O Corvo e a Raposa
Sonnet
Desconfiai dos aduladores: é a raça mentirosa; são as encarnações de dupla cara que riem para vos enganar; infeliz de quem nele crê, os escuta, porque as noções da verdade são logo pervertidas nele. E, no entanto, quantas pessoas se deixam prender nesse engodo mentiroso da adulação! Escutam com paciência o velhaco que acaricia suas fraquezas, ao passo que repelem o amigo sincero que lhes diz a verdade e lhes dá sábios conselhos; atraem o falso amigo, ao passo que afastam o amigo verdadeiro e desinteressado; para agradar-lhes, é preciso adulá-los, tudo aprovar, tudo aplaudir, achar tudo bem, mesmo o absurdo; e, coisa estranha! Repelem os conselhos sensatos, e crerão numa mentira do primeiro que chegue, se essa mentira lisonjeia suas ideias. Que quereis? Eles querem ser enganados e o são; e muito tarde, frequentemente, disso veem as consequências, mas então o mal está feito e, algumas vezes, não tem remédio.

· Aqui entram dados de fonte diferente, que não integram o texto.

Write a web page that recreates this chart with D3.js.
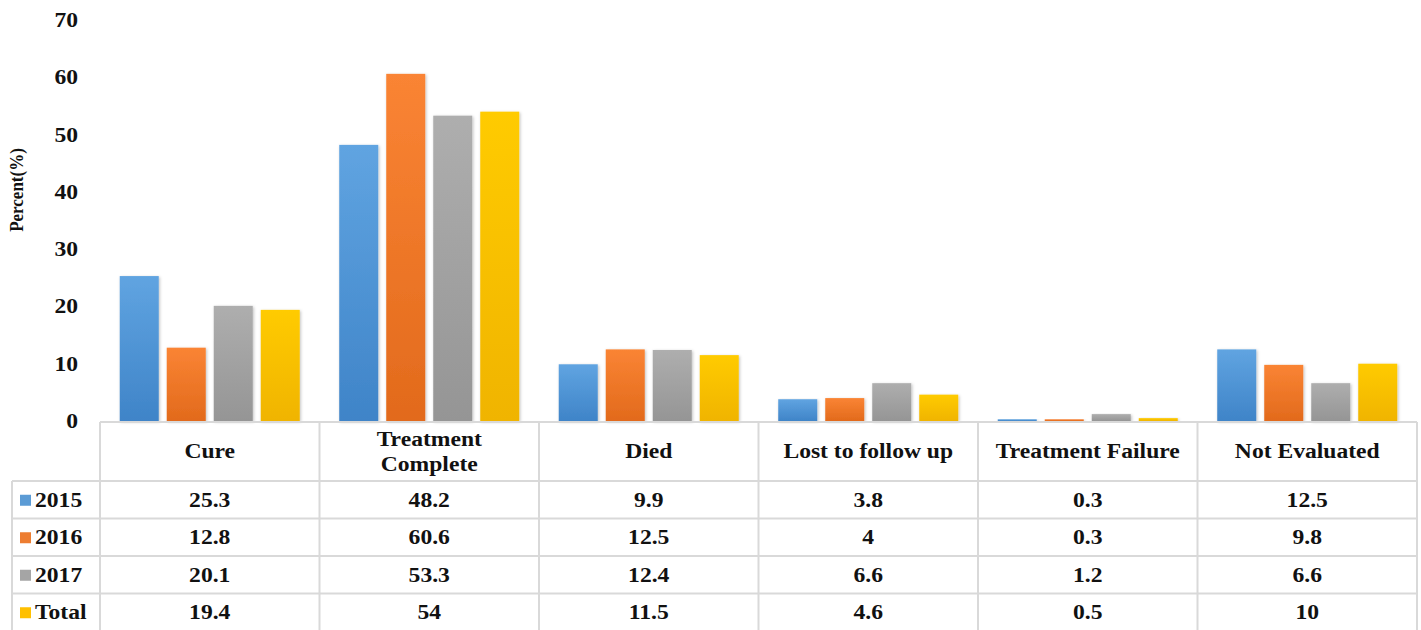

De onde vem isso? A causa disto é quase sempre múltipla. A primeira, sem contradita, é o orgulho que os cega sobre a infalibilidade de seu próprio mérito que creem superior a todo outro; também o tomam sem dificuldade por tipo do senso comum; a segunda prende-se a uma falta de julgamento que não lhes permite ver o forte e o fraco das coisas; mas é ainda aqui o orgulho que oblitera o julgamento; porque, sem orgulho, eles desconfiariam de si mesmos e disso se reportariam àqueles que possuem mais experiência. Crede bem também que os maus Espíritos nisso não são sempre estranhos; eles gostam de mistificar, de estender armadilhas e quem pode melhor nelas cair do que o orgulhoso que se lisonjeia? O orgulho é para ele o defeito da couraça em uns, como a cupidez é em outros, e sabem habilmente disso aproveitarem, mas evitam com cuidado dirigir-se ao mais fortes do que eles, moralmente falando. Quereis vos subtrair à influência dos maus Espíritos? Subi, subi tão alto em virtudes que não possam vos alcançar, e então sereis por eles temidos; mas se deixais arrastar uma ponta de corda a ela se agarrarão para vos forçar a descer; chamar-vos-ão com sua voz melosa, gabarão vossa plumagem, e fareis como o corvo, deixareis cair o vosso queijo.
(Sociedade Espírita de Paris, 8 de agosto de 1862. - Médium, Sr. Leymarie.)